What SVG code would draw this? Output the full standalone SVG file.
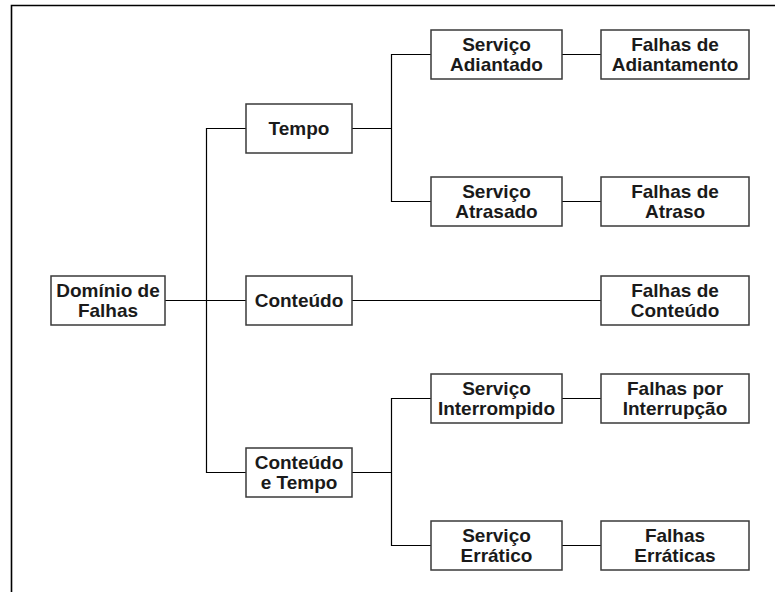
<svg xmlns="http://www.w3.org/2000/svg" width="775" height="592" viewBox="0 0 775 592">
<style>
.box{fill:#fff;stroke:#3a3a3a;stroke-width:1.5}
.lbl{font-family:"Liberation Sans",Arial,sans-serif;font-weight:bold;font-size:19px;fill:#1a1a1a;text-anchor:middle}
.ln{fill:none;stroke:#000;stroke-width:1.2}
.frame{fill:none;stroke:#000;stroke-width:1.6}
</style>
<rect width="775" height="592" fill="#fff"/>
<path class="frame" d="M11.5,592 V5.5 H775"/>
<g id="connectors">
<path class="ln" d="M165,300.5 H246"/>
<path class="ln" d="M246,128.5 H206.5 V472.5 H246"/>
<path class="ln" d="M352,300.5 H601"/>
<path class="ln" d="M352,128.5 H391.5"/>
<path class="ln" d="M431,54.5 H391.5 V201.5 H431"/>
<path class="ln" d="M562,54.5 H601"/>
<path class="ln" d="M562,201.5 H601"/>
<path class="ln" d="M352,472.5 H391.5"/>
<path class="ln" d="M431,398.5 H391.5 V545.5 H431"/>
<path class="ln" d="M562,398.5 H601"/>
<path class="ln" d="M562,545.5 H601"/>
</g>
<g id="dominio"><rect class="box" x="51" y="276" width="114" height="49"/><text class="lbl" x="108" y="296.5">Domínio de</text><text class="lbl" x="108" y="316.5">Falhas</text></g>
<g id="tempo"><rect class="box" x="246" y="104" width="106" height="49"/><text class="lbl" x="299" y="135">Tempo</text></g>
<g id="conteudo"><rect class="box" x="246" y="276" width="106" height="49"/><text class="lbl" x="299" y="307">Conteúdo</text></g>
<g id="conteudo-tempo"><rect class="box" x="246" y="448" width="106" height="49"/><text class="lbl" x="299" y="468.5">Conteúdo</text><text class="lbl" x="299" y="488.5">e Tempo</text></g>
<g id="servico-adiantado"><rect class="box" x="431" y="30" width="131" height="49"/><text class="lbl" x="496.5" y="50.5">Serviço</text><text class="lbl" x="496.5" y="70.5">Adiantado</text></g>
<g id="servico-atrasado"><rect class="box" x="431" y="177" width="131" height="49"/><text class="lbl" x="496.5" y="197.5">Serviço</text><text class="lbl" x="496.5" y="217.5">Atrasado</text></g>
<g id="servico-interrompido"><rect class="box" x="431" y="374" width="131" height="49"/><text class="lbl" x="496.5" y="394.5">Serviço</text><text class="lbl" x="496.5" y="414.5">Interrompido</text></g>
<g id="servico-erratico"><rect class="box" x="431" y="521" width="131" height="49"/><text class="lbl" x="496.5" y="541.5">Serviço</text><text class="lbl" x="496.5" y="561.5">Errático</text></g>
<g id="falhas-adiantamento"><rect class="box" x="601" y="30" width="148" height="49"/><text class="lbl" x="675" y="50.5">Falhas de</text><text class="lbl" x="675" y="70.5">Adiantamento</text></g>
<g id="falhas-atraso"><rect class="box" x="601" y="177" width="148" height="49"/><text class="lbl" x="675" y="197.5">Falhas de</text><text class="lbl" x="675" y="217.5">Atraso</text></g>
<g id="falhas-conteudo"><rect class="box" x="601" y="276" width="148" height="49"/><text class="lbl" x="675" y="296.5">Falhas de</text><text class="lbl" x="675" y="316.5">Conteúdo</text></g>
<g id="falhas-interrupcao"><rect class="box" x="601" y="374" width="148" height="49"/><text class="lbl" x="675" y="394.5">Falhas por</text><text class="lbl" x="675" y="414.5">Interrupção</text></g>
<g id="falhas-erraticas"><rect class="box" x="601" y="521" width="148" height="49"/><text class="lbl" x="675" y="541.5">Falhas</text><text class="lbl" x="675" y="561.5">Erráticas</text></g>
</svg>
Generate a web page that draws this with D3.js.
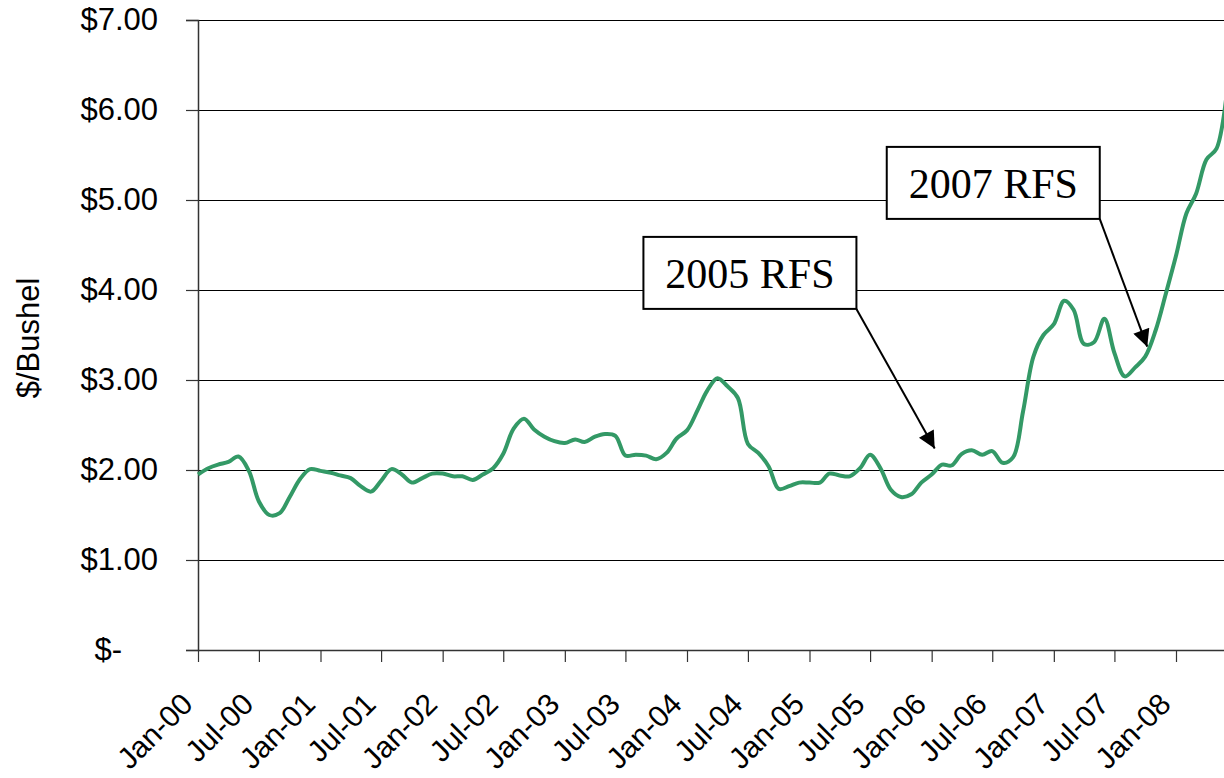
<!DOCTYPE html>
<html>
<head>
<meta charset="utf-8">
<script src="https://cdn.jsdelivr.net/npm/d3@7"></script>
<style>
  html, body { margin: 0; padding: 0; background: #fff; }
  svg { display: block; }
</style>
</head>
<body>
<svg id="chart" width="1224" height="778"></svg>
<script>
// ---- Data: monthly corn price ($/bushel), first month Jan-2000 ----
const startMonth = "2000-01";
const price2000 = [1.95, 2.02, 2.06, 2.09, 2.15, 1.99, 1.65, 1.50, 1.52, 1.70, 1.90, 2.01];
const price2001 = [1.99, 1.97, 1.94, 1.91, 1.82, 1.76, 1.88, 2.01, 1.95, 1.86, 1.91, 1.96];
const price2002 = [1.96, 1.93, 1.93, 1.89, 1.95, 2.02, 2.18, 2.46, 2.57, 2.45, 2.37, 2.32];
const price2003 = [2.30, 2.34, 2.31, 2.37, 2.40, 2.38, 2.16, 2.17, 2.16, 2.12, 2.19, 2.35];
const price2004 = [2.44, 2.66, 2.88, 3.02, 2.93, 2.80, 2.29, 2.19, 2.04, 1.79, 1.82, 1.86];
const price2005 = [1.86, 1.86, 1.96, 1.94, 1.93, 2.02, 2.17, 2.02, 1.78, 1.70, 1.73, 1.86];
const price2006 = [1.95, 2.06, 2.05, 2.18, 2.22, 2.17, 2.21, 2.08, 2.14, 2.65, 3.26, 3.50];
const price2007 = [3.62, 3.88, 3.78, 3.40, 3.42, 3.68, 3.30, 3.04, 3.14, 3.26, 3.55, 3.95];
const price2008 = [4.38, 4.85, 5.07, 5.45, 5.57, 6.20];

const tickLabels = ["Jan-00","Jul-00","Jan-01","Jul-01","Jan-02","Jul-02","Jan-03","Jul-03",
                    "Jan-04","Jul-04","Jan-05","Jul-05","Jan-06","Jul-06","Jan-07","Jul-07","Jan-08"];
const yTicks = [0, 1, 2, 3, 4, 5, 6, 7];
const yTitle = "$/Bushel";

// Annotations (label, box centre in data space, arrow tip in data space)
const annoLabels = ["2005 RFS", "2007 RFS"];
const annoBoxDate = ["2004-07-07", "2006-07-04"];
const annoBoxValue = [4.19, 5.19];
const annoTipDate = ["2006-01-10", "2007-10-07"];
const annoTipValue = [2.24, 3.37];

// ---- Build ----
(function () {
const parseMonth = d3.timeParse("%Y-%m");
const parseDay = d3.timeParse("%Y-%m-%d");
const prices = [].concat(price2000, price2001, price2002, price2003, price2004,
                         price2005, price2006, price2007, price2008);
const start = parseMonth(startMonth);
const data = prices.map((v, i) => ({ date: d3.timeMonth.offset(start, i), value: v }));
const tickDates = tickLabels.map(s => d3.timeParse("%b-%y")(s));

const svg = d3.select("#chart");
const W = 1224, H = 778;
const mLeft = 198, mRight = 1224, mTop = 20, mBottom = 650;

svg.append("rect").attr("width", W).attr("height", H).attr("fill", "#fff");

const x = d3.scaleTime()
  .domain([tickDates[0], tickDates[tickDates.length - 1]])
  .range([mLeft, 1176]);
const y = d3.scaleLinear().domain([0, 7]).range([mBottom, mTop]);

// gridlines
svg.append("g")
  .selectAll("line")
  .data(yTicks.filter(d => d > 0))
  .join("line")
  .attr("x1", mLeft).attr("x2", mRight)
  .attr("y1", d => y(d)).attr("y2", d => y(d))
  .attr("stroke", "#000").attr("stroke-width", 1)
  .attr("shape-rendering", "crispEdges");

// y axis
const yAxis = svg.append("g")
  .attr("transform", `translate(${mLeft},0)`)
  .call(d3.axisLeft(y).tickValues(yTicks).tickSize(12).tickPadding(28)
    .tickFormat(d => d === 0 ? "$-" : "$" + d3.format(".2f")(d)));
yAxis.select(".domain").attr("stroke", "#333").attr("stroke-width", 1.5);
yAxis.selectAll(".tick line").attr("stroke", "#333").attr("stroke-width", 1.2);
yAxis.selectAll(".tick text")
  .attr("font-family", "'Liberation Sans', Arial, sans-serif")
  .attr("font-size", 31).attr("fill", "#000")
  .attr("x", d => d === 0 ? -76 : -40);

// x axis
const xAxis = svg.append("g")
  .attr("transform", `translate(0,${mBottom})`)
  .call(d3.axisBottom(x).tickValues(tickDates).tickSize(12).tickSizeOuter(0)
    .tickFormat((d, i) => tickLabels[i]));
xAxis.select(".domain").attr("d", `M${mLeft},0.5H${mRight}`).attr("stroke", "#333").attr("stroke-width", 1.5);
xAxis.selectAll(".tick line").attr("stroke", "#333").attr("stroke-width", 1.2);
xAxis.selectAll(".tick text")
  .attr("font-family", "'Liberation Sans', Arial, sans-serif")
  .attr("font-size", 30).attr("fill", "#000")
  .attr("x", 0).attr("y", 0).attr("dy", 0)
  .attr("text-anchor", "end")
  .attr("transform", "translate(-4,56) rotate(-45)");

// y title
svg.append("text")
  .attr("transform", `translate(39,${(mTop + mBottom) / 2 + 3}) rotate(-90)`)
  .attr("text-anchor", "middle")
  .attr("font-family", "'Liberation Sans', Arial, sans-serif")
  .attr("font-size", 31)
  .text(yTitle);

// line
const line = d3.line()
  .x(d => x(d.date)).y(d => y(d.value))
  .curve(d3.curveCatmullRom.alpha(0.5));
svg.append("path")
  .datum(data)
  .attr("d", line)
  .attr("fill", "none")
  .attr("stroke", "#339966")
  .attr("stroke-width", 4)
  .attr("stroke-linejoin", "round");

// arrow marker
svg.append("defs").append("marker")
  .attr("id", "arrow")
  .attr("viewBox", "0 0 10 10")
  .attr("refX", 10).attr("refY", 5)
  .attr("markerUnits", "userSpaceOnUse")
  .attr("markerWidth", 21).attr("markerHeight", 17)
  .attr("orient", "auto")
  .append("path").attr("d", "M0,0L10,5L0,10Z").attr("fill", "#000");

// annotations
const boxW = 213, boxH = 72;
annoLabels.forEach((lab, i) => {
  const cx = x(parseDay(annoBoxDate[i])), cy = y(annoBoxValue[i]);
  const tx = x(parseDay(annoTipDate[i])), ty = y(annoTipValue[i]);
  const g = svg.append("g");
  g.append("line")
    .attr("x1", cx + boxW / 2).attr("y1", cy + boxH / 2)
    .attr("x2", tx).attr("y2", ty)
    .attr("stroke", "#000").attr("stroke-width", 2)
    .attr("marker-end", "url(#arrow)");
  g.append("rect")
    .attr("x", cx - boxW / 2).attr("y", cy - boxH / 2)
    .attr("width", boxW).attr("height", boxH)
    .attr("fill", "#fff").attr("stroke", "#000").attr("stroke-width", 2);
  g.append("text")
    .attr("x", cx).attr("y", cy + 15)
    .attr("text-anchor", "middle")
    .attr("font-family", "'Liberation Serif', 'Times New Roman', serif")
    .attr("font-size", 42)
    .text(lab);
});
})();
</script>
</body>
</html>
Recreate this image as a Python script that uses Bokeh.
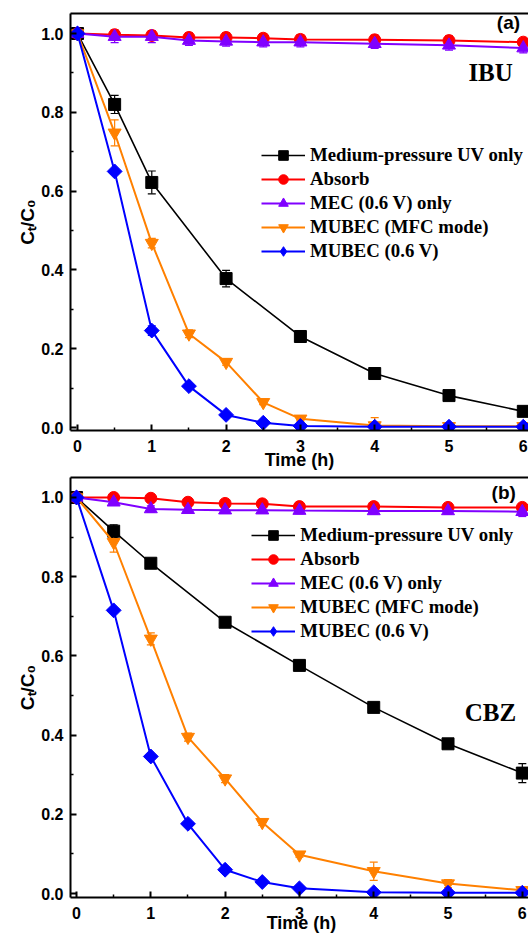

= = = = = = =

### Exercise brief
Find the lines above holding the word "script" and show them.

### Finished exercise
<script src="https://cdn.jsdelivr.net/npm/d3@7"></script>
<script>
</script>
Recreate this image as a Python script that uses Bokeh.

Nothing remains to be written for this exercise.